That said, there are two remarks that can be made with certainty. The first is that all of the Shakespeare folios were printed at a time when the English language was yet unstandardized and undergoing continual changes in spelling and punctuation. Each was edited differently, although compositor’s mistakes were to blame as well as emerging conventions.[3] The marks in our volume illustrate one person’s engagement with his or her text in a period where readers, writers, and compositors were experiencing a dynamic evolution of language.

A second certain remark is that none of the other aforementioned copies of the fourth edition have these mistakes on this page. The books at the Bodleian Library, Folger Shakespeare Library, and Cambridge University Library all have the italic “S” instead of the roman, the correct “u” in sudden, and while the quality of the EEBO scans makes it tricky to determine for sure, it seems as though all also have a space between “Henry” and the colon.

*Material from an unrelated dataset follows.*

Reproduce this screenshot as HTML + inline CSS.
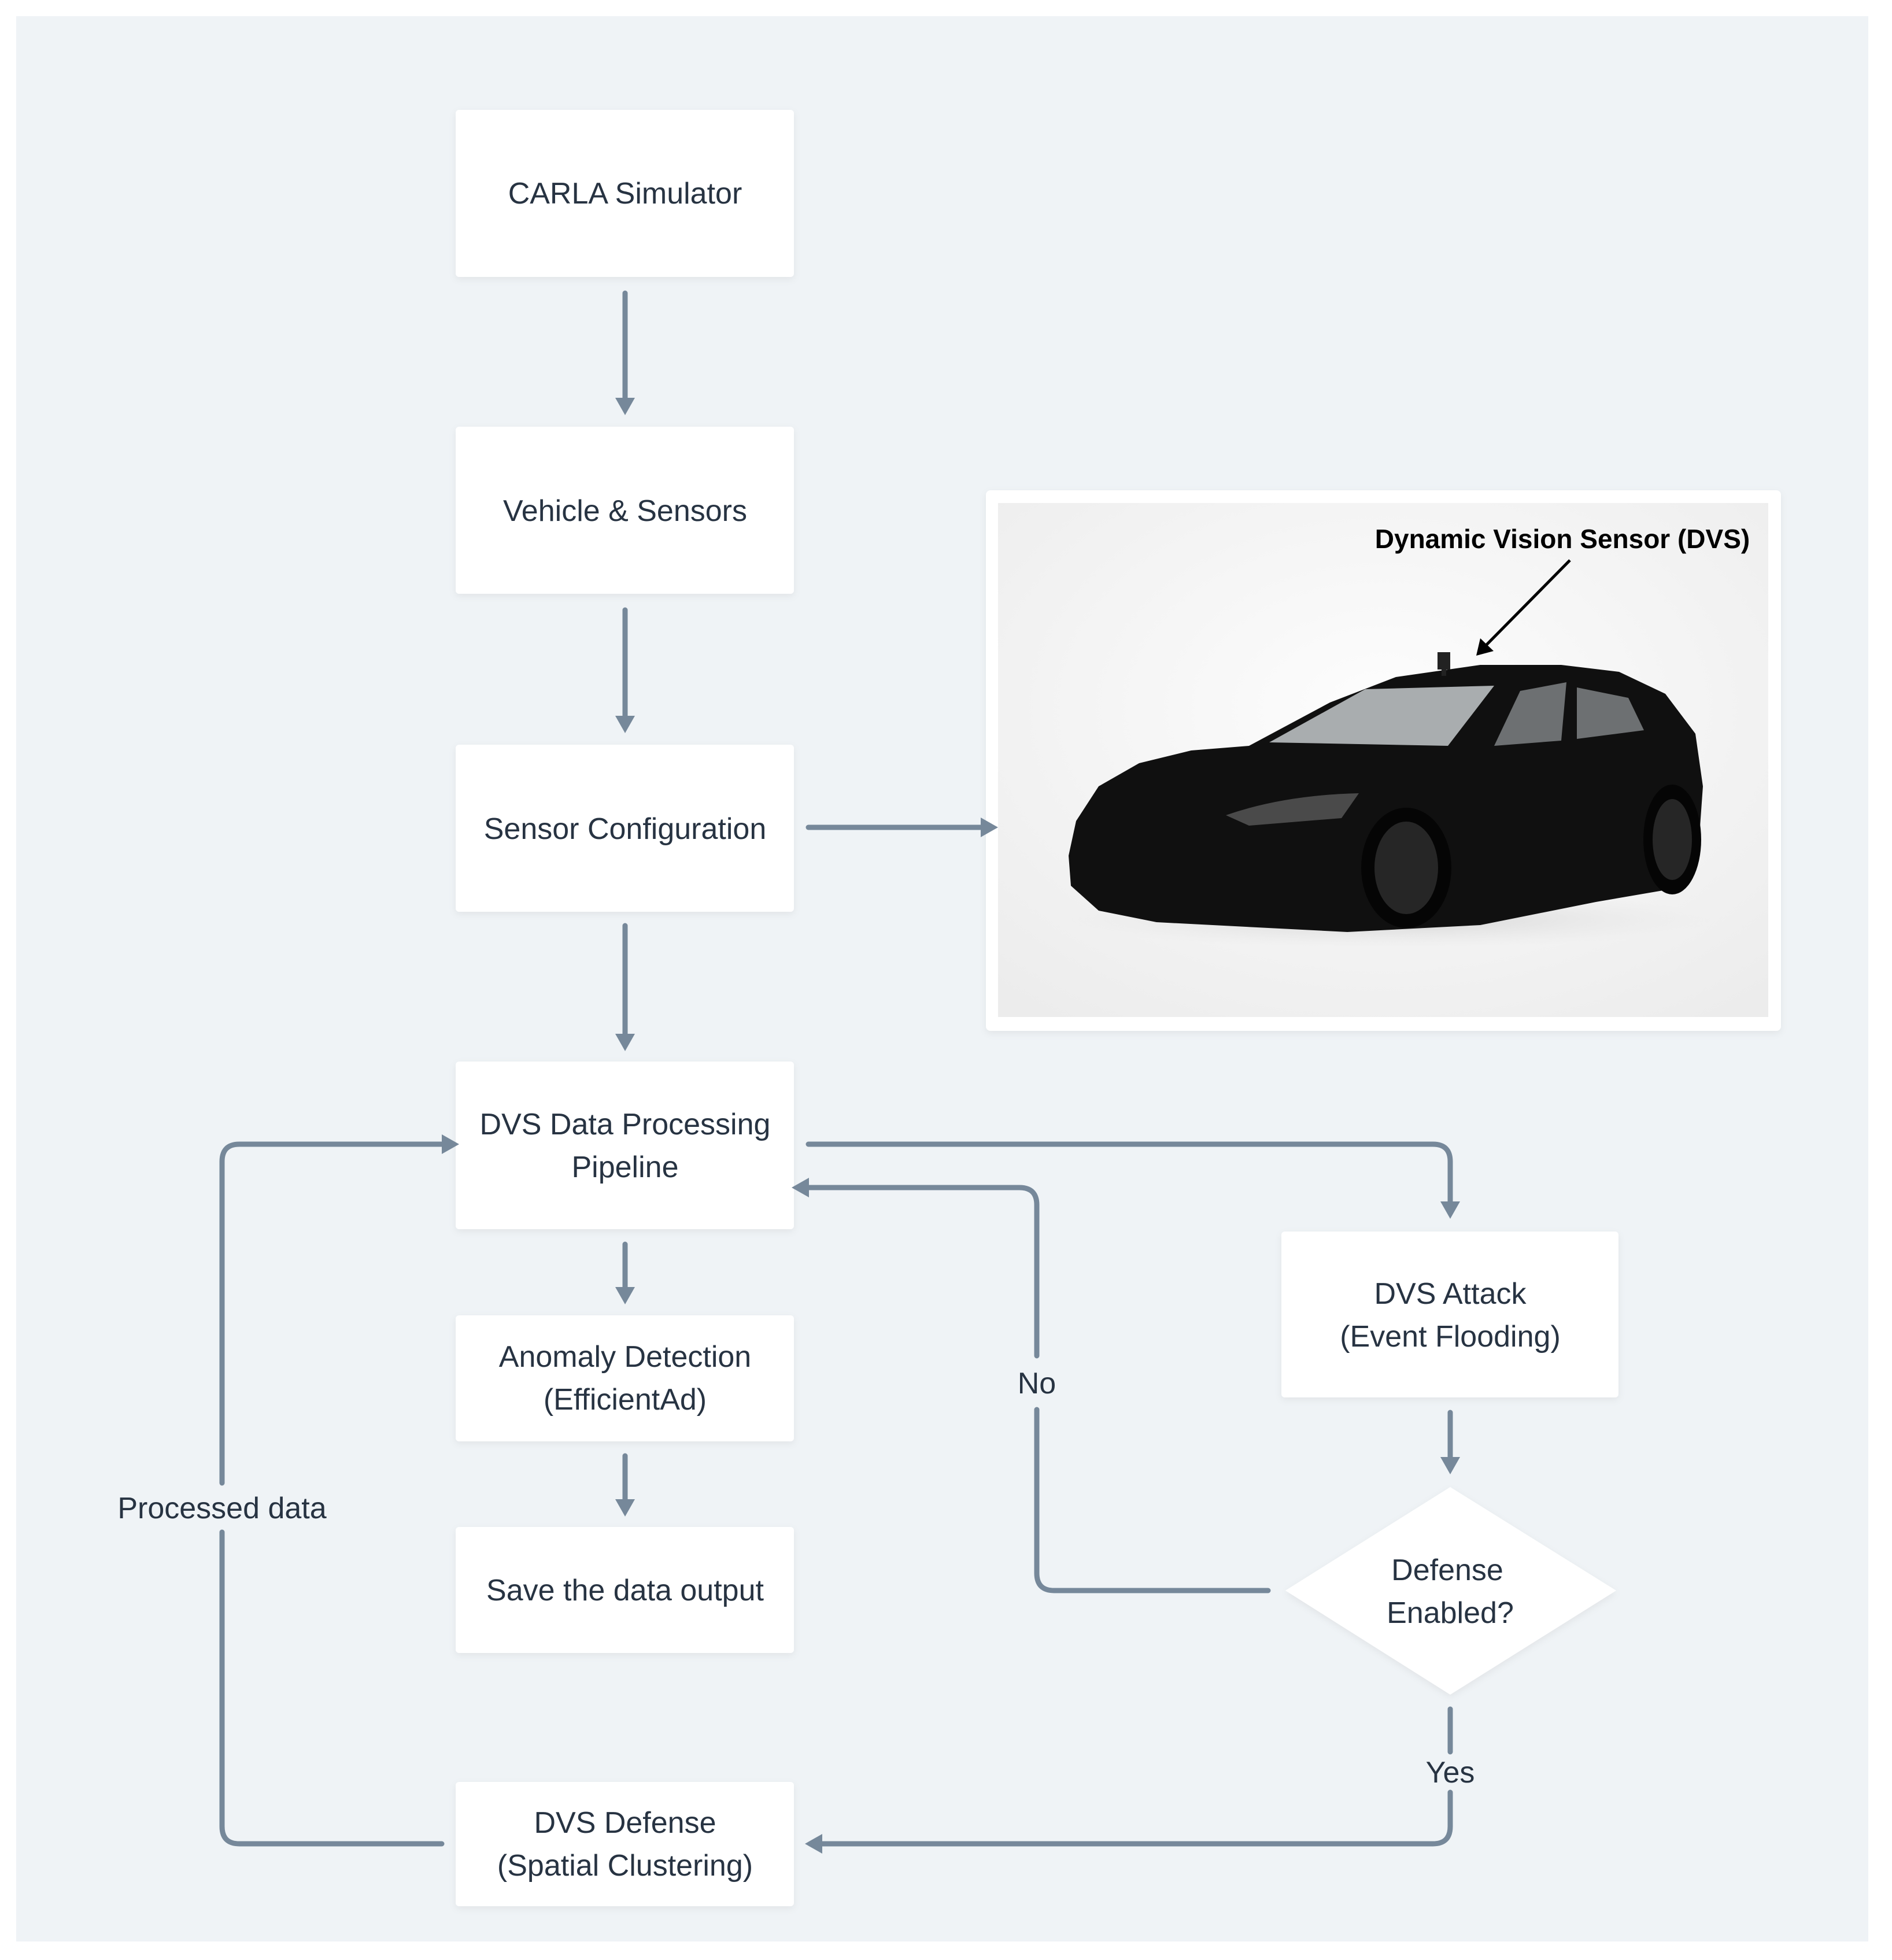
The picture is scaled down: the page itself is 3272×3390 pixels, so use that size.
<!DOCTYPE html>
<html><head><meta charset="utf-8"><style>
html,body{margin:0;padding:0;background:#fff;}
svg{display:block}
text{font-family:"Liberation Sans",sans-serif;}
</style></head><body>
<svg width="3272" height="3390" viewBox="0 0 3272 3390" xmlns="http://www.w3.org/2000/svg">
<defs>
<filter id="sh" x="-5%" y="-5%" width="110%" height="115%"><feDropShadow dx="0" dy="4" stdDeviation="6" flood-color="#000" flood-opacity="0.06"/></filter>
<radialGradient id="bgp" cx="0.5" cy="0.4" r="0.75"><stop offset="0" stop-color="#fdfdfd"/><stop offset="1" stop-color="#ececec"/></radialGradient>
<radialGradient id="gs" cx="0.5" cy="0.5" r="0.5"><stop offset="0" stop-color="#bbb" stop-opacity="0.6"/><stop offset="1" stop-color="#ddd" stop-opacity="0"/></radialGradient>
</defs>
<rect x="28" y="28" width="3203" height="3330" fill="#eff3f6"/>
<g fill="#fff" filter="url(#sh)">
<rect x="788" y="190" width="585" height="289" rx="6"/>
<rect x="788" y="738" width="585" height="289" rx="6"/>
<rect x="788" y="1288" width="585" height="289" rx="6"/>
<rect x="788" y="1836" width="585" height="290" rx="6"/>
<rect x="788" y="2275" width="585" height="218" rx="6"/>
<rect x="788" y="2641" width="585" height="218" rx="6"/>
<rect x="788" y="3082" width="585" height="215" rx="6"/>
<rect x="2216" y="2130" width="583" height="287" rx="6"/>
<polygon points="2508,2572 2795,2751 2508,2931 2223,2751"/>
<rect x="1705" y="848" width="1375" height="935" rx="8"/>
</g>
<rect x="1726" y="870" width="1332" height="889" fill="url(#bgp)"/>
<ellipse cx="2400" cy="1590" rx="560" ry="50" fill="url(#gs)"/>
<path d="M1852,1532 L1900,1575 L2000,1595 L2330,1612 L2560,1600 L2760,1560 L2888,1538 L2940,1430 L2945,1360 L2932,1269 L2880,1200 L2800,1162 L2700,1150 L2560,1150 L2414,1171 L2300,1215 L2160,1290 L2060,1298 L1970,1320 L1900,1360 L1861,1420 L1848,1480 Z" fill="#101010"/>
<polygon points="2195,1284 2361,1192 2584,1186 2504,1290" fill="#a9adaf"/>
<polygon points="2584,1290 2629,1195 2709,1180 2700,1281" fill="#6d7072"/>
<polygon points="2727,1278 2727,1189 2816,1207 2843,1263" fill="#6d7072"/>
<path d="M2120,1410 Q2220,1375 2350,1372 L2320,1415 L2160,1428 Z" fill="#4a4a4a"/>
<ellipse cx="2432" cy="1501" rx="78" ry="104" fill="#050505"/>
<ellipse cx="2432" cy="1501" rx="55" ry="80" fill="#262626"/>
<ellipse cx="2892" cy="1452" rx="50" ry="95" fill="#050505"/>
<ellipse cx="2892" cy="1452" rx="34" ry="70" fill="#262626"/>
<rect x="2486" y="1128" width="22" height="30" fill="#222"/>
<rect x="2493" y="1155" width="8" height="14" fill="#222"/>
<text x="2702" y="948" font-size="46" font-weight="bold" fill="#000" text-anchor="middle">Dynamic Vision Sensor (DVS)</text>
<line x1="2715" y1="969" x2="2568" y2="1118" stroke="#000" stroke-width="5"/>
<polygon points="2553,1134 2560,1104 2583,1126" fill="#000"/>
<g stroke="#76889a" stroke-width="9" fill="none" stroke-linecap="round" stroke-linejoin="round">
<line x1="1081" y1="507" x2="1081" y2="690"/>
<line x1="1081" y1="1055" x2="1081" y2="1240"/>
<line x1="1081" y1="1601" x2="1081" y2="1792"/>
<line x1="1081" y1="2152" x2="1081" y2="2230"/>
<line x1="1081" y1="2518" x2="1081" y2="2597"/>
<line x1="1398" y1="1431" x2="1700" y2="1431"/>
<path d="M1398,1979 L2478,1979 Q2508,1979 2508,2009 L2508,2083"/>
<line x1="2508" y1="2443" x2="2508" y2="2525"/>
<path d="M2193,2751 L1823,2751 Q1793,2751 1793,2721 L1793,2438"/>
<path d="M1793,2345 L1793,2084 Q1793,2054 1763,2054 L1393,2054"/>
<path d="M2508,2956 L2508,3030"/>
<path d="M2508,3100 L2508,3159 Q2508,3189 2478,3189 L1418,3189"/>
<path d="M764,3189 L414,3189 Q384,3189 384,3159 L384,2650"/>
<path d="M384,2565 L384,2009 Q384,1979 414,1979 L768,1979"/>
</g>
<g fill="#76889a">
<polygon points="1064,688 1098,688 1081,718"/>
<polygon points="1064,1238 1098,1238 1081,1268"/>
<polygon points="1064,1788 1098,1788 1081,1818"/>
<polygon points="1064,2226 1098,2226 1081,2256"/>
<polygon points="1064,2593 1098,2593 1081,2623"/>
<polygon points="1696,1414 1696,1448 1726,1431"/>
<polygon points="2491,2078 2525,2078 2508,2108"/>
<polygon points="2491,2520 2525,2520 2508,2550"/>
<polygon points="1399,2037 1399,2071 1369,2054"/>
<polygon points="1422,3172 1422,3206 1392,3189"/>
<polygon points="764,1962 764,1996 794,1979"/>
</g>
<g font-size="52" fill="#273342" text-anchor="middle">
<text x="1081" y="352">CARLA Simulator</text>
<text x="1081" y="901">Vehicle &amp; Sensors</text>
<text x="1081" y="1451">Sensor Configuration</text>
<text x="1081" y="1962">DVS Data Processing</text>
<text x="1081" y="2036">Pipeline</text>
<text x="1081" y="2364">Anomaly Detection</text>
<text x="1081" y="2438">(EfficientAd)</text>
<text x="1081" y="2768">Save the data output</text>
<text x="1081" y="3170">DVS Defense</text>
<text x="1081" y="3244">(Spatial Clustering)</text>
<text x="2508" y="2255">DVS Attack</text>
<text x="2508" y="2329">(Event Flooding)</text>
<text x="2503" y="2733">Defense</text>
<text x="2508" y="2807">Enabled?</text>
<text x="1793" y="2410">No</text>
<text x="2508" y="3083">Yes</text>
<text x="384" y="2626">Processed data</text>
</g>
</svg>
</body></html>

What does this indicate? To be honest, I’m not sure. Could these markings signal a printer’s copy used to make changes before sending the book to press? It’s possible, although one would assume that the errors in layout would have been flagged then, too.[4] The general design of the page is consistent with that of the fourth edition and only the fourth edition of the Shakespeare folios, leaving me frankly quite puzzled as to where this copy fits into the larger narrative of the publication. Between the differences in the signatures and now this page, our book contains some mysteries which, until further research is completed, must remain unsolved.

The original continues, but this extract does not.